Vagnur Mortensen

Personal information
- Full name: Vagnur Mohr Mortensen
- Date of birth: 10 February 1983 (age 42)
- Place of birth: Faroe Islands
- Height: 1.80 m (5 ft 11 in)
- Position(s): Defender

Youth career
- HB Tórshavn

Senior career*
- Years: Team / Apps / (Gls)
- 1999–2012: HB Tórshavn / 155 / (12)
- 2007: → AB (loan) / 1 / (0)

International career
- 2004–2010: Faroe Islands / 4 / (0)

= Vagnur Mohr Mortensen =

Faroese footballer

Vagnur Mohr Mortensen (born 10 February 1983) is a Faroese retired footballer who played for HB Tórshavn. He played at HB for his whole career and was capped by the Faroe Islands 4 times.
He played as a defender.

==Club career==
Mortensen made his senior debut in 1999 and won 4 league titles with HB until his retirement in 2012. In 2006, he scored an 89th-minute goal on the final day of the season which helped win HB the league title with minutes to spare.

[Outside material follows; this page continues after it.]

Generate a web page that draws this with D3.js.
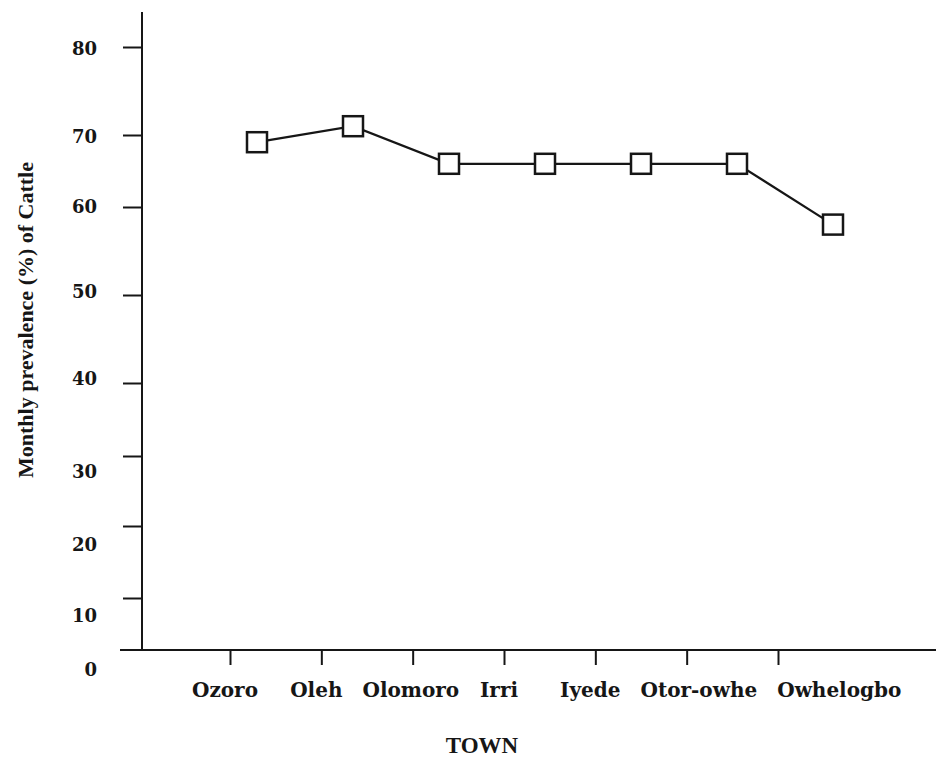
<!DOCTYPE html>
<html>
<head>
<meta charset="utf-8">
<script src="https://cdn.jsdelivr.net/npm/d3@7"></script>
<style>
  html, body { margin: 0; padding: 0; background: #fff; }
  svg { display: block; }
</style>
</head>
<body>
<div id="chart"></div>
<script>
// ===== DATA =====
const towns = ['Ozoro', 'Oleh', 'Olomoro', 'Irri', 'Iyede', 'Otor-owhe', 'Owhelogbo'];
const prevalence = [69, 71, 66, 66, 66, 66, 58];
const yTicks = [0, 10, 20, 30, 40, 50, 60, 70, 80];

// ===== LAYOUT =====
const width = 936;
const height = 760;
const axisX = 142;
const axisY = 650;
const ink = '#161616';

// scanned figure: tick spacing is uneven, so the scale is piecewise
const y = d3.scaleLinear()
  .domain(yTicks)
  .range([650, 598, 526, 456, 383, 295, 207, 135, 47]);

// tick labels sit a little off their ticks in the original
const yLabel = d3.scaleLinear()
  .domain(yTicks)
  .range([670, 616, 545, 472, 379, 292, 207, 137, 49]);

const xPoint = d3.scalePoint().domain(towns).range([257, 833]);
const xTick = d3.scalePoint().domain(towns).range([230, 778]);

const svg = d3.select('#chart')
  .append('svg')
  .attr('width', width)
  .attr('height', height);

// y axis
svg.append('line')
  .attr('x1', axisX).attr('x2', axisX)
  .attr('y1', 12).attr('y2', axisY)
  .attr('stroke', ink)
  .attr('stroke-width', 2);

const yAxis = svg.append('g')
  .attr('transform', `translate(${axisX},0)`)
  .call(d3.axisLeft(y).tickValues(yTicks.slice(1)).tickSize(19).tickFormat(''));
yAxis.select('.domain').remove();
yAxis.selectAll('.tick line').attr('stroke', ink).attr('stroke-width', 2);

svg.append('g')
  .selectAll('text')
  .data(yTicks)
  .join('text')
  .attr('x', 97)
  .attr('y', d => yLabel(d))
  .attr('dy', '0.36em')
  .attr('text-anchor', 'end')
  .attr('font-family', '"DejaVu Serif", serif')
  .attr('font-weight', 'bold')
  .attr('font-size', 18)
  .attr('fill', ink)
  .text(d => d);

// x axis
svg.append('line')
  .attr('x1', 120).attr('x2', width)
  .attr('y1', axisY).attr('y2', axisY)
  .attr('stroke', ink)
  .attr('stroke-width', 2);

const xAxis = svg.append('g')
  .attr('transform', `translate(0,${axisY})`)
  .call(d3.axisBottom(xTick).tickSize(15).tickFormat(''));
xAxis.select('.domain').remove();
xAxis.selectAll('.tick line').attr('stroke', ink).attr('stroke-width', 2);

// town names: centred near their ticks, then pushed right where they collide
const minGap = 20;
const labelShift = -5;
const townLabels = svg.append('g')
  .selectAll('text')
  .data(towns)
  .join('text')
  .attr('y', 697)
  .attr('font-family', '"DejaVu Serif", serif')
  .attr('font-weight', 'bold')
  .attr('font-size', 20)
  .attr('fill', ink)
  .text(d => d);

const widths = townLabels.nodes().map(n => n.getComputedTextLength());
let lastRight = -Infinity;
const lefts = towns.map((t, i) => {
  const left = Math.max(xTick(t) + labelShift - widths[i] / 2, lastRight + minGap);
  lastRight = left + widths[i];
  return left;
});
townLabels.attr('x', (d, i) => lefts[i]);

// axis titles
svg.append('text')
  .attr('x', 482)
  .attr('y', 753)
  .attr('text-anchor', 'middle')
  .attr('font-family', '"Liberation Serif", serif')
  .attr('font-weight', 'bold')
  .attr('font-size', 23)
  .attr('fill', ink)
  .text('TOWN');

svg.append('text')
  .attr('transform', 'translate(33,320) rotate(-90)')
  .attr('text-anchor', 'middle')
  .attr('font-family', '"Liberation Serif", serif')
  .attr('font-weight', 'bold')
  .attr('font-size', 21)
  .attr('textLength', 316)
  .attr('lengthAdjust', 'spacingAndGlyphs')
  .attr('fill', ink)
  .text('Monthly prevalence (%) of Cattle');

// series
const points = towns.map((t, i) => ({ town: t, value: prevalence[i] }));

svg.append('path')
  .datum(points)
  .attr('fill', 'none')
  .attr('stroke', ink)
  .attr('stroke-width', 2.2)
  .attr('d', d3.line().x(d => xPoint(d.town)).y(d => y(d.value)));

const boxSize = 20;
svg.append('g')
  .selectAll('rect')
  .data(points)
  .join('rect')
  .attr('x', d => xPoint(d.town) - boxSize / 2)
  .attr('y', d => y(d.value) - boxSize / 2)
  .attr('width', boxSize)
  .attr('height', boxSize)
  .attr('fill', '#fff')
  .attr('stroke', ink)
  .attr('stroke-width', 2.5);
</script>
</body>
</html>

In August 2012, during a win over rivals B36 Tórshavn, he suffered a broken fibula and announced his retirement from football shortly afterwards. His shinbone was damaged so badly that he wouldn't be able to play football at a high level again.
In total, he made 156 appearances for HB in the top division also scoring 12 goals.

==International career==
Mortensen has been capped with the Faroe Islands four times.